Cancer and its related surgeries and radiation are the most common causes of secondary lymphedema. Jacobson had undergone a mastectomy in 1992 but showed no symptoms of lymphedema until her first infection.

Jacobson’s lymphedema resulted from cellulitis, a potentially serious bacterial skin infection appearing as swollen, red areas that feel hot and tender. During a trip to Fargo in November 2007, the Bismarck woman’s right arm began to itch, and red blotches appeared. “By the time my husband, Rod, and I arrived at a Fargo emergency room an hour and a half later, I was nauseated and shaking from severe chills,” Jacobson said.

She had developed septicemia, a serious life-threatening infection that required her to be hospitalized for five days for IV antibiotic therapy. The cellulitis recurred the next month, requiring a two-day hospital stay.

In January 2008, Kent Martin, MD, an infectious disease specialist at Sanford Clinic, referred Jacobson for therapy.

“There is no cure for lymphedema, but it can be controlled,” said Jen Newman, occupational therapist and certified lymphedema therapist with the Sanford Rehabilitation Center. Treatment usually ranges from two to six weeks in length, with patients coming in three to five times a week.

There are four types of treatment:

  • Manual lymphatic drainage. This gentle, hands-on treatment helps redirect the lymphatic fluid from the limb or affected area into other unaffected areas of the body.
  • Compression bandaging and garments. Compressing the swollen area with short stretch bandages creates pressure that helps return the fluid to the lymphatic system.
  • Lymphatic exercises. Exercises performed daily while wearing compression bandages or garments increases muscle pump activity and fluid redirection.
  • Skin and nail care. Therapists provide care to prevent skin infections. Depending on the stage of lymphedema, there may be skin issues requiring additional treatment.
  Dr. Kent Martin
Kent Martin, MD
Infectious disease

Jen Newman
Jen Newman
Occupational therapy

“Lymphedema can be treated at any stage,” Newman said.

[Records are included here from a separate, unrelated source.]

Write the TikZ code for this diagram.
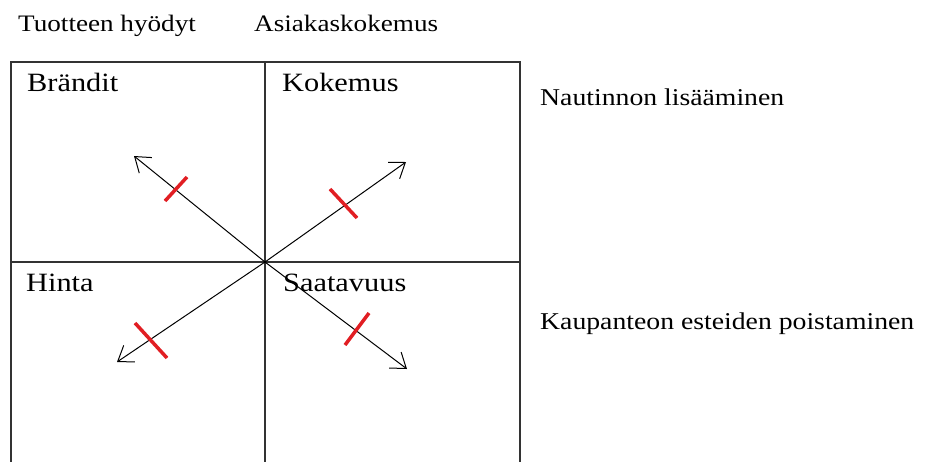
\documentclass[tikz,border=0pt]{standalone}
\usepackage{fontspec}
\setmainfont{Liberation Serif}
\usetikzlibrary{arrows.meta}
\definecolor{tickred}{RGB}{225,30,35}
\newcommand{\sx}[1]{\scalebox{1.15}[1]{#1}}
\tikzset{
  lbl/.style={inner sep=0pt, anchor=base west},
  smalllbl/.style={lbl, font=\fontsize{23.6}{28}\selectfont},
  sidelbl/.style={lbl, font=\fontsize{24.1}{29}\selectfont},
  quadlbl/.style={lbl, font=\fontsize{26.4}{31}\selectfont},
  gridline/.style={line width=1.4pt, draw=black!80},
  axis/.style={line width=1pt, draw=black, -{Straight Barb[length=14pt,width=20pt]}},
  redtick/.style={line width=3.5pt, draw=tickred},
}
\begin{document}
\begin{tikzpicture}[x=1pt,y=-1pt]
\useasboundingbox (0,0) rectangle (925,461);
\clip (0,0) rectangle (925,461);
% texts
\node[smalllbl] (th) at (18,31) {\sx{Tuotteen hyödyt}};
\node[smalllbl] (ak) at (254,31) {\sx{Asiakaskokemus}};
\node[quadlbl] (br) at (27,91) {\sx{Brändit}};
\node[quadlbl] (ko) at (282,91) {\sx{Kokemus}};
\node[quadlbl] (hi) at (26,291) {\sx{Hinta}};
\node[quadlbl] (sa) at (283,291) {\sx{Saatavuus}};
\node[sidelbl] (na) at (540,105) {\sx{Nautinnon lisääminen}};
\node[sidelbl] (ka) at (540,329) {\sx{Kaupanteon esteiden poistaminen}};
% grid
\coordinate (tl) at (11,62);
\coordinate (tm) at (265,62);
\coordinate (tr) at (520,62);
\coordinate (bl) at (11,470);
\coordinate (bm) at (265,470);
\coordinate (br2) at (520,470);
\coordinate (ml) at (11,262);
\coordinate (mr) at (520,262);
\draw[gridline] (bl) -- (tl) -- (tr) -- (br2);
\draw[gridline] (tm) -- (bm);
\draw[gridline] (ml) -- (mr);
% arrows
\coordinate (c) at (265,262);
\coordinate (ul) at (134,156);
\coordinate (ur) at (406,162);
\coordinate (ll) at (117,362);
\coordinate (lr) at (407,369);
\draw[axis] (c) -- (ul);
\draw[axis] (c) -- (ur);
\draw[axis] (c) -- (ll);
\draw[axis] (c) -- (lr);
% red ticks
\draw[redtick] (165,201) -- (187,177);
\draw[redtick] (330,189) -- (357,218);
\draw[redtick] (135,323) -- (167,358);
\draw[redtick] (345,345) -- (369,313);
\end{tikzpicture}
\end{document}
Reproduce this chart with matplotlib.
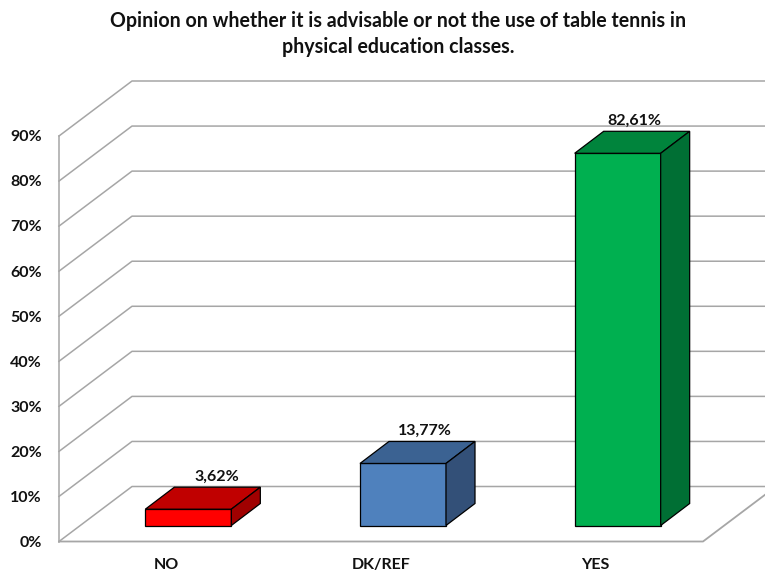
import numpy as np
from matplotlib import pyplot as plt
from matplotlib.patches import Polygon

categories = ["NO", "DK/REF", "YES"]
values = [3.62, 13.77, 82.61]
value_labels = ["3,62%", "13,77%", "82,61%"]
yticks = [0, 10, 20, 30, 40, 50, 60, 70, 80, 90]

front_colors = ["#FF0000", "#4F81BD", "#00B050"]
top_colors = ["#C00000", "#3B6292", "#00843C"]
side_colors = ["#A00000", "#335078", "#006F34"]

W, H = 765, 571
plt.rcParams['font.family'] = ['Lato', 'DejaVu Sans']

fig = plt.figure(figsize=(W / 100, H / 100), dpi=100)
# front plane of the 3d box, in pixels of the reference
left, right, y_bottom, y_top = 59, 703, 541.5, 136
ax = fig.add_axes([left / W, 1 - y_bottom / H, (right - left) / W, (y_bottom - y_top) / H])
ax.set_xlim(-0.5, 2.5)
ax.set_ylim(0, 90)
ax.axis("off")

# depth of the box, and of the bars inside it, in data units
px_x = 3 / (right - left)
px_y = 90 / (y_bottom - y_top)
depth_x, depth_y = 73 * px_x, 55 * px_y
bar_w = 86 * px_x
bar_dx, bar_dy = 22 * px_x, 16 * px_y
bar_depth_x, bar_depth_y = 29 * px_x, 22 * px_y

grid = "#a6a6a6"
x0, x1 = ax.get_xlim()
for t in yticks:
    # side wall then back wall
    ax.plot([x0, x0 + depth_x, x1 + depth_x], [t, t + depth_y, t + depth_y],
            color=grid, lw=1.1, clip_on=False, zorder=1)
    ax.text(x0 - 17 * px_x, t - 0.3, f"{t}%", ha="right", va="center", fontsize=11.5,
            fontweight="bold", color="#111111")
ax.plot([x0, x0], [0, 90], color=grid, lw=1.1, clip_on=False, zorder=1)
ax.plot([x0, x1, x1 + depth_x], [0, 0, depth_y], color=grid, lw=1.3, clip_on=False, zorder=1)

label_shift = [29, 22, 17]
pos = np.arange(len(categories))
for i, v in enumerate(values):
    xa = pos[i] + bar_dx - bar_w / 2
    xb = xa + bar_w
    yb = bar_dy
    yt = bar_dy + v
    dx, dy = bar_depth_x, bar_depth_y
    ax.bar(xa + bar_w / 2, v, width=bar_w, bottom=yb, color=front_colors[i],
           edgecolor="black", linewidth=0.9, zorder=3, clip_on=False)
    ax.add_patch(Polygon([(xa, yt), (xb, yt), (xb + dx, yt + dy), (xa + dx, yt + dy)],
                         facecolor=top_colors[i], edgecolor="black", lw=0.9, zorder=3, clip_on=False))
    ax.add_patch(Polygon([(xb, yb), (xb, yt), (xb + dx, yt + dy), (xb + dx, yb + dy)],
                         facecolor=side_colors[i], edgecolor="black", lw=0.9, zorder=3, clip_on=False))
    ax.text(pos[i] + bar_dx + label_shift[i] * px_x, yt + dy + 2.3, value_labels[i],
            ha="center", va="center", fontsize=11.5, fontweight="bold", color="#111111", zorder=4)
    ax.text(pos[i], -5.2, categories[i], ha="center", va="center", fontsize=11.5,
            fontweight="bold", color="#111111")

fig.text(398 / W, 1 - 21 / H, "Opinion on whether it is advisable or not the use of table tennis in",
         ha="center", va="center", fontsize=14.1, fontweight="bold", color="#111111")
fig.text(398 / W, 1 - 47 / H, "physical education classes.",
         ha="center", va="center", fontsize=14.1, fontweight="bold", color="#111111")

fig.savefig("out.png", dpi=100)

Jacobson saw Newman five days a week for six weeks and said the results were dramatic. “Jen washed and wrapped my arm every day and taught me exercises to do at home, which I faithfully followed,” Jacobson said. “I was shocked to see how much the swelling had gone down by the end of the first week. Every time she unwrapped my arm, I could see a difference.”

In addition to a compression sleeve worn during the day, Jacobson also wears a custom sleeve at night, a practice she’ll continue the rest of her life.

After four weeks of therapy, the swelling in Jacobson’s arm had reduced by 35 percent. At her six-month evaluation, it had reduced by 50 percent.

“The therapy has made all the difference,” she said. “Jen was fantastic.”

Jacobson stresses to others with lymphedema the importance of getting swelling under control. “I wanted to do whatever necessary to help my arm return to normal size,” she said.

Jacobson’s results speak for themselves. The size of her arm has not increased since completing treatment nearly two years ago.